L’engouement dont jouissent les médias sociaux s’explique aussi par l’utilisation qu’on en fait : ils deviennent parfois des groupes de soutien. Dans leurs forums de discussion, on peut dire bien des choses sous le couvert de l’anonymat. C’est ce que Michelle Blanc appelle l’effet de catharsis : se confier procure un certain soulagement. Quant aux blogues, ils reflètent la personnalité de leur créateur, mais les internautes peuvent s’y exprimer.
Après avoir raconté son histoire dans les pages de Châtelaine, Nathalie Prud’homme a ouvert son propre blogue sur le site du magazine. Pendant un an, elle y a relaté ses bons et ses mauvais jours. « Le blogue ne m’a pas apporté de réconfort, mais il m’a permis d’aider les autres », dit-elle. Bref silence. « Non, ce n’est pas tout à fait exact. Me confier en sachant que j’étais lue m’a fait du bien. » Nathalie a déjà fréquenté des groupes de soutien, mais elle préfère les médias sociaux. « On n’a pas à se déplacer ou à faire du bla-bla et on écrit quand on en a envie. »
Mais les forums de discussion peuvent aussi être démoralisants. On risque de s’y retrouver en grand nombre, tous plus découragés les uns que les autres, sans découvrir de solution à ses problèmes. Blessures sportives qui ne guérissent pas, opérations qui tournent mal, médicaments qui restent sans effet… Comme le dit une ancienne abonnée de ces sites aux prises avec une douleur chronique aux genoux : « Quand je lisais tout ça, j’avais l’impression d’avoir plus mal. »
La chose fait rire Nathalie Prud’homme. « Imagine quand tu souffres d’un cancer! s’exclame-t-elle. Si je croyais tout ce que je lis, les cheveux me dresseraient sur la tête. »
Autrement dit, lorsqu’on voyage sur le Net, il ne faut jamais se départir de son sens critique! « Les récits qu’on lit sur les forums sont souvent anecdotiques, explique le Dr Lévesque. En prenant ce médicament, Unetelle est presque morte. Un autre a failli perdre sa jambe. Les médias sociaux servent à ventiler les angoisses et les frustrations et non à échanger de l’information scientifique. »
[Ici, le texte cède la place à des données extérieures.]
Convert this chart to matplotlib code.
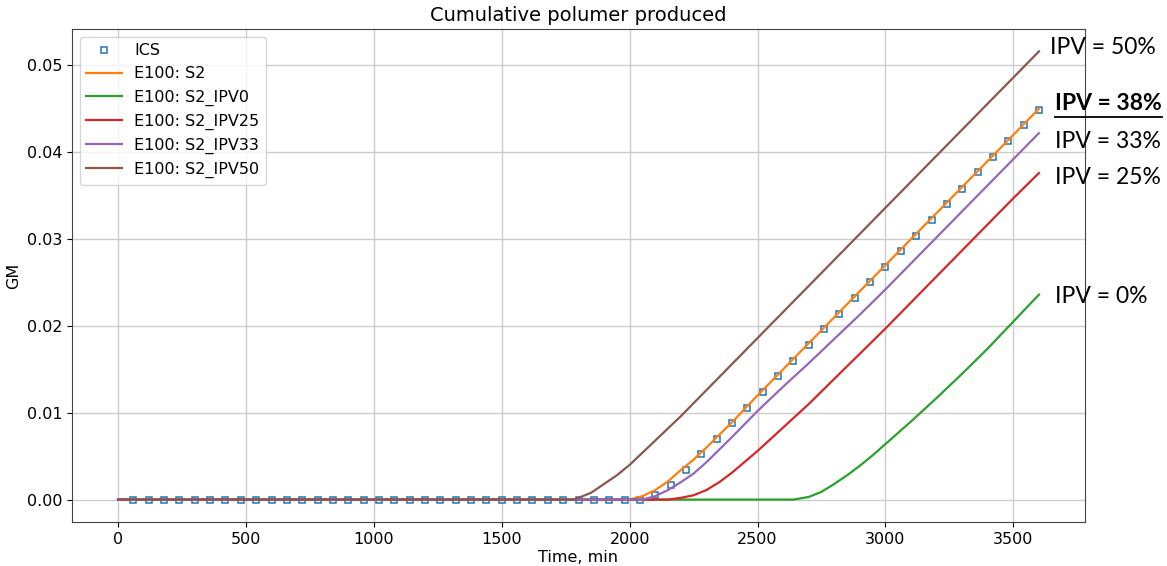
import matplotlib
matplotlib.use("Agg")
import matplotlib.pyplot as plt
from matplotlib.lines import Line2D

# === Data ===
ics_time = [60, 120, 180, 240, 300, 360, 420, 480, 540, 600,
            660, 720, 780, 840, 900, 960, 1020, 1080, 1140, 1200,
            1260, 1320, 1380, 1440, 1500, 1560, 1620, 1680, 1740, 1800,
            1860, 1920, 1980, 2040, 2100, 2160, 2220, 2280, 2340, 2400,
            2460, 2520, 2580, 2640, 2700, 2760, 2820, 2880, 2940, 3000,
            3060, 3120, 3180, 3240, 3300, 3360, 3420, 3480, 3540, 3600]
ics_gm = [0, 0, 0, 0, 0, 0, 0, 0, 0, 0,
          0, 0, 0, 0, 0, 0, 0, 0, 0, 0,
          0, 0, 0, 0, 0, 0, 0, 0, 0, 0,
          0, 0, 0, 0, 0.0005, 0.0017, 0.0034, 0.0052, 0.0070, 0.0088,
          0.0106, 0.0124, 0.0142, 0.0160, 0.0178, 0.0196, 0.0214, 0.0232, 0.0250, 0.0268,
          0.0286, 0.0304, 0.0322, 0.0340, 0.0358, 0.0377, 0.0395, 0.0413, 0.0431, 0.0449]

s2_time = [0, 2000, 2050, 2100, 2150, 2200, 2250, 2300, 2400, 2500, 2600, 2700,
           2800, 2900, 3000, 3100, 3200, 3300, 3400, 3500, 3600]
s2_gm = [0, 0, 0.0004, 0.0011, 0.0021, 0.0034, 0.0046, 0.0060, 0.0089, 0.0120, 0.0150, 0.0180,
         0.0210, 0.0240, 0.0270, 0.0300, 0.0330, 0.0360, 0.0390, 0.0420, 0.0450]

ipv0_time = [0, 2640, 2700, 2750, 2800, 2850, 2900, 2950, 3000, 3100, 3200, 3300, 3400, 3500, 3600]
ipv0_gm = [0, 0, 0.0003, 0.0009, 0.0018, 0.0028, 0.0039, 0.0051, 0.0064, 0.0090, 0.0117, 0.0145,
           0.0174, 0.0205, 0.0236]

ipv25_time = [0, 2150, 2200, 2250, 2300, 2350, 2400, 2500, 2600, 2700, 2800, 2900, 3000,
              3100, 3200, 3300, 3400, 3500, 3600]
ipv25_gm = [0, 0, 0.0002, 0.0005, 0.0011, 0.0020, 0.0031, 0.0056, 0.0083, 0.0110, 0.0139, 0.0168,
            0.0197, 0.0227, 0.0257, 0.0287, 0.0317, 0.0347, 0.0376]

ipv33_time = [0, 2050, 2100, 2150, 2200, 2250, 2300, 2400, 2500, 2600, 2700, 2800, 2900, 3000,
              3100, 3200, 3300, 3400, 3500, 3600]
ipv33_gm = [0, 0, 0.0004, 0.0011, 0.0020, 0.0030, 0.0043, 0.0072, 0.0102, 0.0130, 0.0157, 0.0185,
            0.0213, 0.0242, 0.0272, 0.0302, 0.0332, 0.0362, 0.0392, 0.0422]

ipv50_time = [0, 1780, 1800, 1850, 1900, 1950, 2000, 2100, 2200, 2300, 2400, 2500, 2600, 2700,
              2800, 2900, 3000, 3100, 3200, 3300, 3400, 3500, 3600]
ipv50_gm = [0, 0, 0.0002, 0.0008, 0.0018, 0.0028, 0.0040, 0.0068, 0.0096, 0.0126, 0.0156, 0.0186,
            0.0216, 0.0246, 0.0276, 0.0306, 0.0336, 0.0366, 0.0396, 0.0426, 0.0456, 0.0486, 0.0516]

# label text, left x (px), centre y (px), bold
ipv_labels = ["IPV = 50%", "IPV = 38%", "IPV = 33%", "IPV = 25%", "IPV = 0%"]
ipv_label_x = [1050, 1055, 1055, 1055, 1055]
ipv_label_y = [47, 104, 141, 177, 296]
ipv_label_bold = [False, True, False, False, False]

# === Plot ===
W, H = 1167, 566
fig = plt.figure(figsize=(W / 100, H / 100), dpi=100)
ax = fig.add_axes([72 / W, 1 - 522 / H, (1085 - 72) / W, (522 - 29) / H])

ax.plot(ics_time, ics_gm, linestyle="none", marker="s", markersize=5,
        markerfacecolor="none", markeredgecolor="tab:blue", markeredgewidth=1.1, label="ICS")
ax.plot(s2_time, s2_gm, color="tab:orange", lw=1.6, label="E100: S2")
ax.plot(ipv0_time, ipv0_gm, color="tab:green", lw=1.6, label="E100: S2_IPV0")
ax.plot(ipv25_time, ipv25_gm, color="tab:red", lw=1.6, label="E100: S2_IPV25")
ax.plot(ipv33_time, ipv33_gm, color="tab:purple", lw=1.6, label="E100: S2_IPV33")
ax.plot(ipv50_time, ipv50_gm, color="tab:brown", lw=1.6, label="E100: S2_IPV50")

ax.set_title("Cumulative polumer produced", fontsize=14)
ax.set_xlabel("Time, min", fontsize=11.5, labelpad=2)
ax.set_ylabel("GM", fontsize=11.5)
ax.tick_params(labelsize=11.5)
ax.grid(True, color="#cccccc", lw=1)
ax.set_axisbelow(True)
for sp in ax.spines.values():
    sp.set_color("#444444")
ax.legend(loc="upper left", fontsize=11.5, handlelength=2.2, labelspacing=0.5)

# === IPV annotations on the right ===
for txt, px, py, bold in zip(ipv_labels, ipv_label_x, ipv_label_y, ipv_label_bold):
    t = fig.text(px / W, 1 - py / H, txt, fontsize=16.5, family="Lato",
                 fontweight="bold" if bold else "normal", ha="left", va="center")
    if bold:
        fig.canvas.draw()
        bb = t.get_window_extent()
        fig.add_artist(Line2D([bb.x0 / W, bb.x1 / W], [1 - 117 / H, 1 - 117 / H],
                              transform=fig.transFigure, color="black", lw=1.3))

fig.savefig("out.png", dpi=100)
Et que penser de Facebook? De plus en plus d’organismes et de centres de santé y sont inscrits. La grande force de ce réseau, c’est qu’il permet de se regrouper. À preuve : le traitement controversé du Dr Zamboni contre la sclérose en plaques. On sait depuis des années que cette maladie est une affection auto-immune. Or, à l’automne 2009, un médecin italien a annoncé qu’on peut la traiter grâce à une dilatation des veines jugulaires (du cou). Les neurologues, pour leur part, prétendent que c’est de la foutaise.